Doble rostro el de Astorga en las devociones de la gente. Catedral, palacio episcopal, iglesias y antiguo seminario para los inciensos y letanías hacia las alturas y los estoicismos de la fe, uno de ellos. Un monte majestuoso, el Teleno, para el paganismo hedonista de los sentidos, para el dios que se ve, el tótem, el ídolo. Impúdico; no se oculta, se luce, ahí el otro. Y no son cara y cruz de la misma moneda. Al contrario, complementan divinidades: se miran sin desafío
El Teleno toma las distancias justas de su urbe capital. Está para mirarlo en esa dimensión a mitad de camino entre el gozo y el sobrecogimiento. Adquiere el encuadre equilibrado para ser visto sin bajar ni elevar los ojos, como se contempla lo más humano y cercano. A lo recíproco, él nos otea bajo las mismas reglas.
Milenios asentado en su atalaya de poniente. Y, sin embargo, no hay día que nos ofrezca un matiz, por leve que sea, diferente. Atardeceres rojos como colofón al día soleado, en los que se averigua el arrebol del cansancio o de la inocencia. Bufandas y velos lo ocultan como doncella virtuosa en la invasión de nubes y neblinas. Las blancas nieves lo visten con la falda larga del vestido de protocolo en las invernadas rudas, o con el desenfado de las minifaldas juveniles que dejan ver las laderas, sus piernas imaginadas, en los asomos primaverales, en el albor del nuevo ciclo vital de cada año.
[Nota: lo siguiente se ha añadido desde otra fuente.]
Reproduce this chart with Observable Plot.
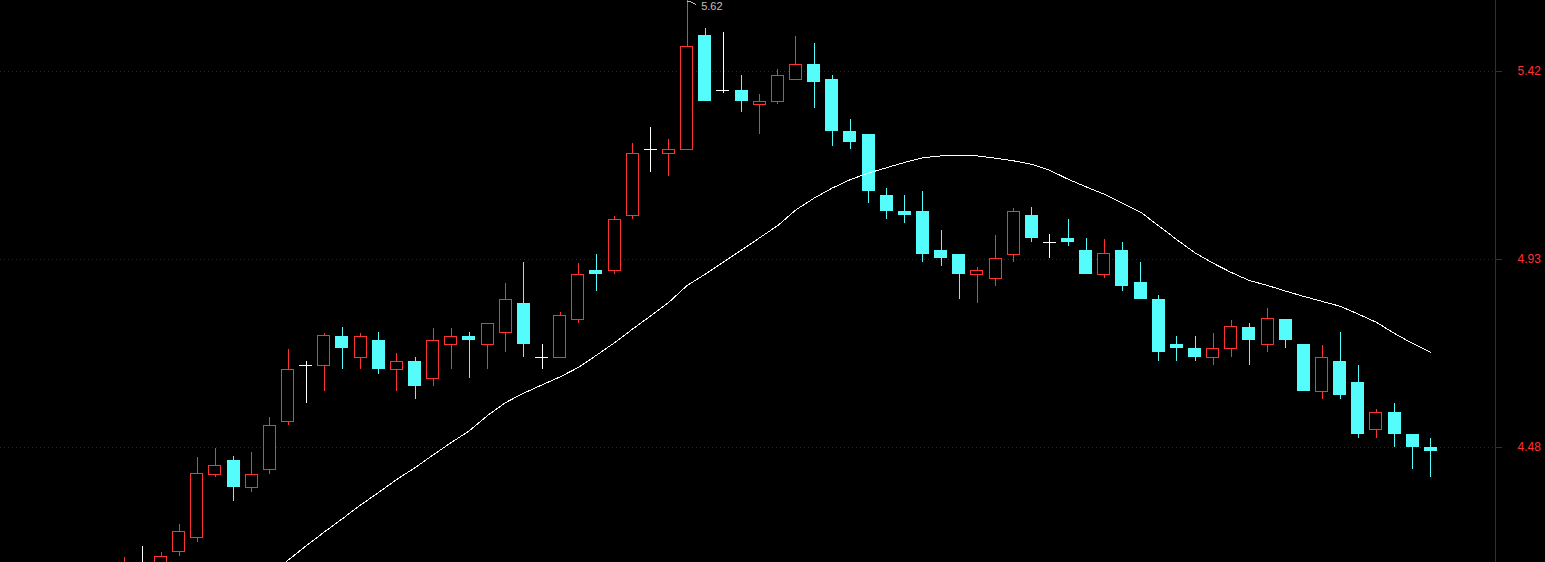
<!DOCTYPE html>
<html><head><meta charset="utf-8">
<script src="https://cdn.jsdelivr.net/npm/d3@7"></script>
<script src="https://cdn.jsdelivr.net/npm/@observablehq/plot@0.6"></script>
<style>html,body{margin:0;padding:0;background:#000;overflow:hidden}</style>
</head><body><div id="chart"></div>
<script>
const open  = [4.189,4.210,4.199,4.249,4.279,4.418,4.451,4.389,4.430,4.539,4.671,4.670,4.740,4.688,4.730,4.659,4.680,4.638,4.719,4.740,4.719,4.749,4.820,4.689,4.689,4.780,4.901,4.900,5.038,5.210,5.198,5.209,5.521,5.368,5.369,5.329,5.337,5.397,5.440,5.399,5.259,5.251,5.091,5.050,5.050,4.951,4.941,4.890,4.880,4.940,5.039,4.971,4.981,4.951,4.890,4.951,4.871,4.829,4.720,4.711,4.688,4.709,4.762,4.719,4.781,4.720,4.608,4.680,4.631,4.520,4.561,4.510,4.480];
const high  = [4.238,4.261,4.249,4.309,4.458,4.479,4.460,4.469,4.549,4.708,4.680,4.748,4.762,4.747,4.749,4.699,4.690,4.759,4.759,4.749,4.771,4.869,4.921,4.720,4.798,4.918,4.941,5.037,5.226,5.269,5.237,5.620,5.540,5.529,5.410,5.358,5.426,5.519,5.498,5.410,5.290,5.251,5.109,5.091,5.101,5.001,4.941,4.908,4.989,5.057,5.060,4.991,5.029,4.981,4.978,4.971,4.921,4.839,4.740,4.740,4.747,4.778,4.771,4.808,4.781,4.720,4.718,4.749,4.671,4.568,4.582,4.510,4.501];
const low   = [4.178,4.189,4.189,4.241,4.271,4.412,4.360,4.380,4.420,4.531,4.582,4.610,4.662,4.662,4.650,4.610,4.591,4.622,4.662,4.641,4.662,4.702,4.690,4.662,4.689,4.772,4.850,4.891,5.029,5.150,5.141,5.209,5.340,5.361,5.310,5.251,5.332,5.397,5.321,5.219,5.211,5.071,5.030,5.020,4.922,4.912,4.830,4.820,4.862,4.922,4.972,4.932,4.961,4.891,4.882,4.850,4.830,4.681,4.681,4.681,4.671,4.690,4.671,4.702,4.712,4.610,4.591,4.591,4.502,4.502,4.481,4.432,4.412];
const close = [4.218,4.210,4.239,4.292,4.420,4.440,4.391,4.419,4.530,4.660,4.671,4.740,4.712,4.739,4.662,4.679,4.622,4.730,4.739,4.731,4.771,4.828,4.721,4.689,4.790,4.890,4.891,5.028,5.199,5.210,5.210,5.489,5.340,5.368,5.340,5.338,5.409,5.439,5.392,5.259,5.230,5.102,5.050,5.040,4.942,4.931,4.891,4.901,4.930,5.049,4.982,4.971,4.972,4.891,4.941,4.862,4.830,4.702,4.712,4.690,4.710,4.762,4.731,4.781,4.731,4.610,4.689,4.600,4.511,4.560,4.511,4.481,4.472];
const ma    = [null,null,null,null,null,null,null,null,4.202,4.232,4.263,4.293,4.322,4.352,4.380,4.409,4.435,4.464,4.492,4.519,4.554,4.584,4.606,4.625,4.644,4.666,4.695,4.725,4.758,4.790,4.823,4.864,4.892,4.922,4.952,4.983,5.014,5.054,5.084,5.110,5.132,5.149,5.163,5.177,5.189,5.194,5.194,5.194,5.188,5.181,5.172,5.156,5.133,5.113,5.094,5.071,5.048,5.013,4.978,4.945,4.919,4.896,4.876,4.864,4.850,4.837,4.825,4.813,4.794,4.774,4.747,4.723,4.702];
// grid levels (equal log steps) and their rounded labels
const tickValues = [4.4807, 4.9284, 5.4208];
const tickLabels = ["4.48", "4.93", "5.42"];

const UP = "#ff3232", DOWN = "#54fcfc", FLAT = "#ffffff";
const data = open.map((o, i) => ({i, open: o, high: high[i], low: low[i], close: close[i], ma: ma[i]}));
const up = data.filter(d => d.close > d.open);
const down = data.filter(d => d.close < d.open);
const flat = data.filter(d => d.close === d.open);
const peak = d3.maxIndex(high);

const plot = Plot.plot({
  width: 1545, height: 562,
  marginTop: 0, marginBottom: 0, marginLeft: 0, marginRight: 50,
  style: "background:#000;color:#ff3232;font-family:'Liberation Sans',Arial,sans-serif;font-size:12px;shape-rendering:crispEdges;overflow:visible",
  x: {type: "band", domain: d3.range(open.length), paddingInner: 0.2834, paddingOuter: 4.849, align: 0.6696, round: false, axis: null},
  y: {type: "log", domain: [4.2271, 5.6194], axis: null},
  marks: [
    Plot.gridY(tickValues, {stroke: "#8c0000", strokeOpacity: 1, strokeDasharray: "1,3"}),
    Plot.ruleX(up, {x: "i", y1: "low", y2: "high", stroke: UP, clip: true}),
    Plot.ruleX(down, {x: "i", y1: "low", y2: "high", stroke: DOWN, clip: true}),
    Plot.ruleX(flat, {x: "i", y1: "low", y2: "high", stroke: FLAT, clip: true}),
    Plot.barY(down, {x: "i", y1: "open", y2: "close", fill: DOWN, clip: true}),
    Plot.barY(up, {x: "i", y1: "open", y2: "close", fill: "#000", stroke: UP, insetLeft: 0.5, insetRight: 0.5, clip: true}),
    Plot.tickY(flat, {x: "i", y: "close", stroke: FLAT, clip: true}),
    Plot.lineY(data, {x: "i", y: "ma", stroke: "#ffffff", strokeWidth: 1, clip: true}),
    Plot.text([peak], {x: d => d, y: d => high[d], text: d => high[d].toFixed(2), dx: 14, dy: 6, textAnchor: "start", fill: "#c0c0c0", fontSize: 11}),
    Plot.frame({anchor: "right", stroke: "#a80000"}),
    Plot.axisY(tickValues, {anchor: "right", tickSize: 6, tickPadding: 16, stroke: "#a80000",
      tickFormat: d => tickLabels[tickValues.indexOf(d)]})
  ]
});

// small leader from the peak wick to its label
const sx = plot.scale("x"), sy = plot.scale("y");
const px = sx.apply(peak) + sx.bandwidth / 2, py = sy.apply(high[peak]);
d3.select(plot).append("path")
  .attr("d", `M${px + 0.5},${py + 1.5}L${px + 3},${py + 1.5}L${px + 9},${py + 4.5}`)
  .attr("fill", "none").attr("stroke", "#c0c0c0").attr("stroke-width", 1);

document.getElementById("chart").appendChild(plot);
</script>
</body></html>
Rayos y centellas en las tormentas teatralizan las metafóricas iras de su deidad pagana.
Este monte es un fabricante de sueños, euforias y melancolías. La observación lejana, como inalcanzable, desde la balaustrada de la muralla es palanca de inspiraciones y ensoñaciones que parecen venir de sus dominios, siempre envueltos en el misterio sensual de lo que se muestra sin enseñarlo todo. El Teleno es un libro sagrado que narra el tiempo al ritmo de las cadencias parsimoniosas detenidas en la grandeza de ser viejo y nunca dejar de ser joven.
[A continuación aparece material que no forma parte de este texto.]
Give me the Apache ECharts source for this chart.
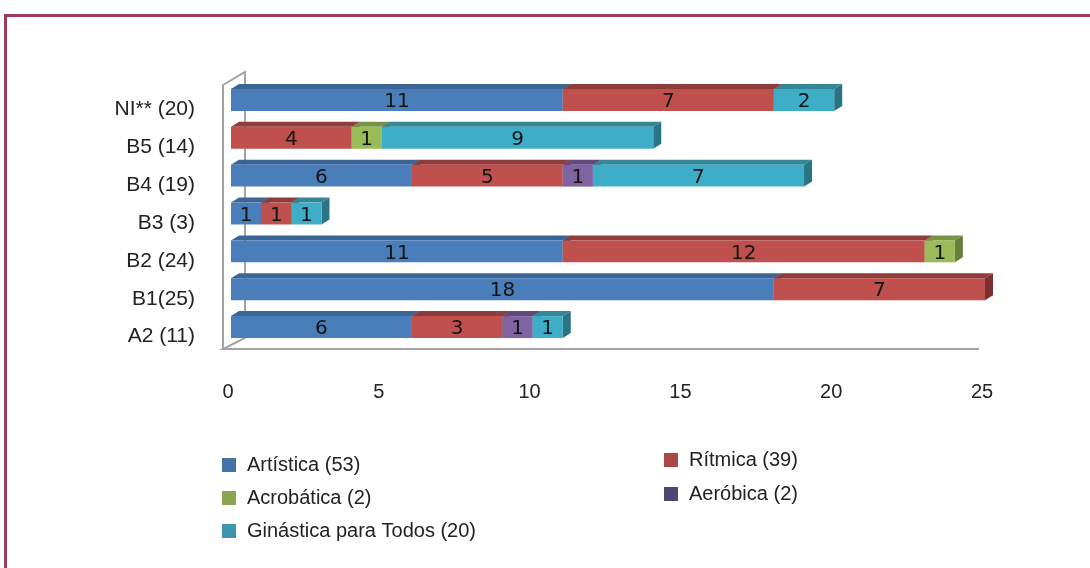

Es mi primera visión del día cuando estoy en Astorga. Su entorno anticipa las inquietudes de la jornada. Abro la puerta de mi casa y entra en ella como una esperada visita. No irrumpe a la manera del conquistador. Se deja recibir con la cordialidad debida al amigo. Muchos de ellos seducidos con esa presencia y esencia impresionantes y cálidas al tiempo.